« La conservation et la restauration de la biodiversité sont devenues une sorte de "nouvelle frontière" pour les gestionnaires d'actifs et les entreprises. Si le sujet est profondément lié au changement climatique, il n'en reste pas moins plus compliqué à aborder en termes de financement des solutions et de mesure de l'impact. Comme pour le changement climatique, la finance a un rôle crucial à jouer pour structurer la prise en compte de la biodiversité par les systèmes économiques. »
Comment évaluez-vous la politique des entreprises cotées en matière de biodiversité ?
Hervé Guez : Il faut garder à l’esprit, comme évoqué par Mathilde et Anne-Laurence, que toute activité humaine ou industrielle a un impact négatif sur la biodiversité. Contrairement au climat, rares sont les entreprises cotées dont l’activité première consiste à restaurer la biodiversité. En revanche, elles peuvent chercher à réduire la pression qu’elles lui font subir et, chez Mirova, c’est ce que nous allons regarder. Les sociétés peuvent par exemple agir sur l’exploitation des ressources, leurs intrants, le recyclage, construire une filière durable, etc. Une fois ce travail effectué, il est possible de compléter la démarche avec une logique de compensation, comme ce que l’on peut observer sur le carbone au sujet du climat. La prise en compte de la biodiversité dans l’investissement va nécessiter de la pédagogie, car beaucoup des technologies innovantes utilisées pour résoudre la question de la transition climatique ont un impact sur le milieu naturel en ce qu’elles impliquent une exploitation des ressources. À moins de prôner la décroissance, un impact zéro sur la biodiversité n’est donc pas encore atteignable dans un portefeuille d’entreprises cotées. Le rôle de la finance est donc de favoriser de nouveaux usages et l’adoption de pratiques plus vertueuses par les entreprises. Il est aussi possible de financer des solutions innovantes qui émergent, comme ce fut le cas pour le climat − mais c’est encore un univers d’investissement très restreint. Enfin, nous devons encourager le recours à des innovations financières telles que les certificats biodiversité. Il faut être clair sur ce que l’on peut attendre de la finance en matière de préservation de la biodiversité.
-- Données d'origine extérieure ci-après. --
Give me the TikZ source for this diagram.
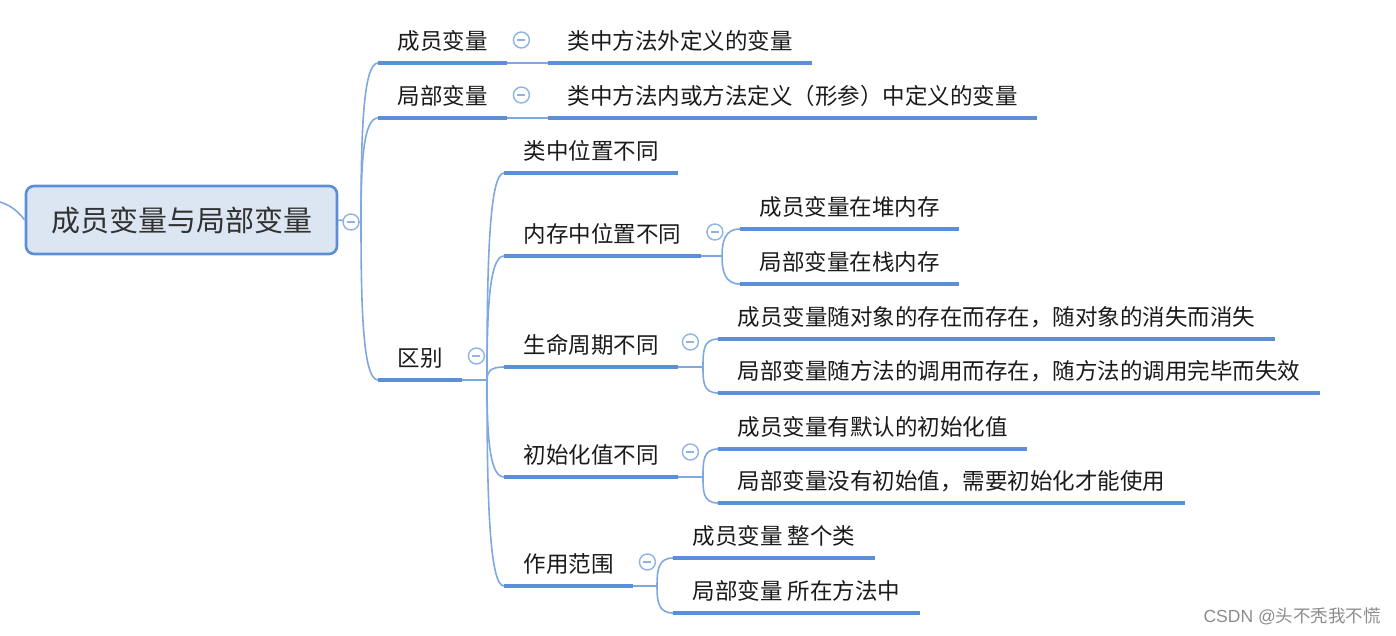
\documentclass[tikz,border=0pt]{standalone}
\usepackage{fontspec}
\setmainfont{Noto Sans CJK SC}
\newfontfamily\latinwm{Liberation Sans}
\usetikzlibrary{calc}
\definecolor{ulblue}{HTML}{5B8FD6}
\definecolor{lnblue}{HTML}{7FA8E0}
\definecolor{rootfill}{HTML}{DCE6F2}
\definecolor{rootdraw}{HTML}{5B8ED6}
\definecolor{txt}{HTML}{1A1A1A}
\definecolor{icon}{HTML}{8FB3E3}
\begin{document}
\begin{tikzpicture}[x=1pt,y=-1pt,
  topic/.style={anchor=south west, inner xsep=19.5pt, inner ysep=0pt,
    text height=18pt, text depth=13.6pt,
    font=\fontsize{22.5}{27}\selectfont, text=txt},
  rootbox/.style={rectangle, rounded corners=8pt, fill=rootfill, draw=rootdraw,
    line width=2.6pt, minimum width=311pt, minimum height=68pt,
    font=\fontsize{29}{34}\selectfont, text=txt!90},
  ul/.style={draw=ulblue, line width=4.5pt},
  conn/.style={draw=lnblue, line width=1.6pt},
  branch/.style={to path={.. controls ($(\tikztostart)!0.55!(\tikztostart|-\tikztotarget)$) and ($(\tikztotarget)+(-15,0)$) .. (\tikztotarget)}},
  fold/.style={circle, draw=icon, fill=white, line width=1.4pt, minimum size=16pt,
    inner sep=0pt, path picture={\draw[icon, line width=1.4pt]
      ([xshift=-4pt]path picture bounding box.center) --
      ([xshift=4pt]path picture bounding box.center);}},
  wmark/.style={anchor=east, text=black!45, font=\fontsize{17.5}{20}\selectfont, inner sep=0pt}
]
\useasboundingbox (0,0) rectangle (1396,636);

% root
\node[rootbox] (root) at (181.5,220) {成员变量与局部变量};
\coordinate (lin) at (0,202);

% level 1
\node[topic] (a1) at (378,63) {成员变量};
\node[topic] (a2) at (378,118) {局部变量};
\node[topic] (a3) at (378,380) {区别};
\node[topic] (b1) at (548,63) {类中方法外定义的变量};
\node[topic] (b2) at (548,118) {类中方法内或方法定义（形参）中定义的变量};

% level 2
\node[topic] (c1) at (504,173) {类中位置不同};
\node[topic] (c2) at (504,256) {内存中位置不同};
\node[topic] (c3) at (504,367) {生命周期不同};
\node[topic] (c4) at (504,477) {初始化值不同};
\node[topic] (c5) at (504,586) {作用范围};

% level 3
\node[topic] (d1) at (740,229) {成员变量在堆内存};
\node[topic] (d2) at (740,284) {局部变量在栈内存};
\node[topic] (e1) at (718,339) {成员变量随对象的存在而存在，随对象的消失而消失};
\node[topic] (e2) at (718,393) {局部变量随方法的调用而存在，随方法的调用完毕而失效};
\node[topic] (f1) at (718,449) {成员变量有默认的初始化值};
\node[topic] (f2) at (718,503) {局部变量没有初始值，需要初始化才能使用};
\node[topic] (g1) at (673,558) {成员变量 整个类};
\node[topic] (g2) at (673,613) {局部变量 所在方法中};

% underlines
\foreach \n in {a1,a2,a3,b1,b2,c1,c2,c3,c4,c5,d1,d2,e1,e2,f1,f2,g1,g2}
  \draw[ul] (\n.south west) -- (\n.south east);

% junctions
\coordinate (j0) at (361,222);
\coordinate (j3) at (487,380);
\coordinate (j4) at (722,256);
\coordinate (j5) at (703,367);
\coordinate (j6) at (703,477);
\coordinate (j7) at (657,586);

% connectors
\draw[conn] (lin) .. controls (13,206) and (20,214) .. (root.west);
\draw[conn] (root.east) -- (j0);
\draw[conn] (j0) to[branch] (a1.south west);
\draw[conn] (j0) to[branch] (a2.south west);
\draw[conn] (j0) to[branch] (a3.south west);
\draw[conn] (a1.south east) -- (b1.south west);
\draw[conn] (a2.south east) -- (b2.south west);
\draw[conn] (a3.south east) -- (j3);
\foreach \n in {c1,c2,c3,c4,c5} \draw[conn] (j3) to[branch] (\n.south west);
\draw[conn] (c2.south east) -- (j4);
\draw[conn] (j4) to[branch] (d1.south west);
\draw[conn] (j4) to[branch] (d2.south west);
\draw[conn] (c3.south east) -- (j5);
\draw[conn] (j5) to[branch] (e1.south west);
\draw[conn] (j5) to[branch] (e2.south west);
\draw[conn] (c4.south east) -- (j6);
\draw[conn] (j6) to[branch] (f1.south west);
\draw[conn] (j6) to[branch] (f2.south west);
\draw[conn] (c5.south east) -- (j7);
\draw[conn] (j7) to[branch] (g1.south west);
\draw[conn] (j7) to[branch] (g2.south west);

% fold icons
\node[fold] (fr) at (351,222) {};
\node[fold] (fa1) at ($(a1.south east)+(14,-23)$) {};
\node[fold] (fa2) at ($(a2.south east)+(14,-23)$) {};
\node[fold] (fa3) at ($(a3.south east)+(14,-24)$) {};
\node[fold] (fc2) at ($(c2.south east)+(14,-24)$) {};
\node[fold] (fc3) at ($(c3.south east)+(12,-25)$) {};
\node[fold] (fc4) at ($(c4.south east)+(12,-25)$) {};
\node[fold] (fc5) at ($(c5.south east)+(14,-24)$) {};

% watermark
\node[wmark] (wm) at (1381,616) {{\latinwm CSDN @}头不秃我不慌};
\end{tikzpicture}
\end{document}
Mathilde Dufour : Nous avons des « lignes rouges », des activités dans lesquelles nous n’allons pas investir, comme celles liées à la déforestation ou la production de plastique pour la grande consommation. De plus, nous travaillons sur des métriques et des mesures modélisées qui nous permettent d’objectiver l’action d’une entreprise, de quantifier, par exemple, les impacts négatifs sur la biodiversité, mais aussi les impacts évités ou réduits… Il faut se méfier de l’écoblanchiment sur ce sujet complexe à appréhender.